• WRITTEN TASK
Keep only the lines of the data below that contain "draw", and copy them.

• RECORDED DATA
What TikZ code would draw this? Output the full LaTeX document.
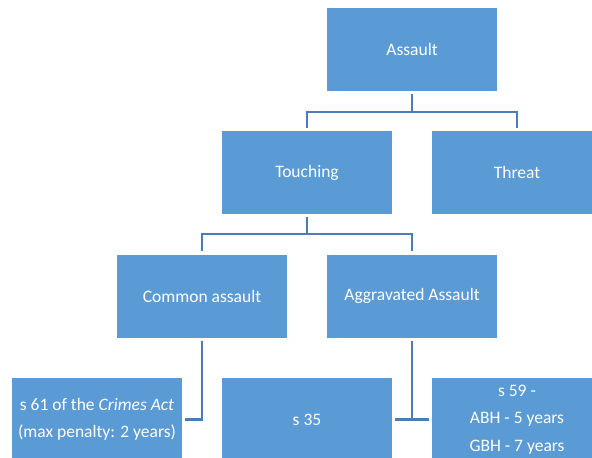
\documentclass[tikz,border=0pt]{standalone}
\usepackage{fontspec}
\setmainfont{Carlito}
\usetikzlibrary{positioning, calc}
\definecolor{boxblue}{HTML}{5B9BD5}
\definecolor{linkblue}{HTML}{4A7EBB}

\begin{document}
\begin{tikzpicture}[x=1pt, y=-1pt,
    box/.style={rectangle, fill=boxblue, text=white, minimum width=170pt,
                minimum height=83pt, inner sep=0pt, align=center,
                font=\fontsize{17.5}{27.5}\selectfont},
    link/.style={linkblue, line width=2.2pt, shorten <=3pt, shorten >=3pt}]
  \useasboundingbox (0,0) rectangle (592,458);
  \clip (0,0) rectangle (592,458);
  \node[box] (assault) at (412,49) {Assault};
  \node[box] (touching) at (307,172.5) {Touching};
  \node[box] (threat) at (517,172.5) {Threat};
  \node[box] (common) at (202,296) {Common assault};
  \node[box] (aggravated) at (412,296) {Aggravated Assault};
  \node[box] (s61) at (97,419.5) {s 61 of the \textit{Crimes Act}\\(max penalty: 2 years)};
  \node[box] (s35) at (307,419.5) {s 35};
  \node[box] (s59) at (517,419.5) {s 59 -\\ABH - 5 years\\GBH - 7 years};
  % tree lines
  \coordinate (j0) at (412,112);
  \coordinate (j1) at (307,234);
  \coordinate (j2) at (412,419.5);
  \foreach \kid in {touching, threat}
    \draw[link] (assault) -- (j0) -| (\kid);
  \foreach \kid in {common, aggravated}
    \draw[link] (touching) -- (j1) -| (\kid);
  \draw[link] (common) |- (s61);
  \draw[link, shorten >=0pt] (aggravated) -- (j2);
  \draw[link] (s35) -- (s59);
\end{tikzpicture}
\end{document}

• SOLVED PROBLEM
What TikZ code would draw this? Output the full LaTeX document.
    \draw[link] (assault) -- (j0) -| (\kid);
    \draw[link] (touching) -- (j1) -| (\kid);
  \draw[link] (common) |- (s61);
  \draw[link, shorten >=0pt] (aggravated) -- (j2);
  \draw[link] (s35) -- (s59);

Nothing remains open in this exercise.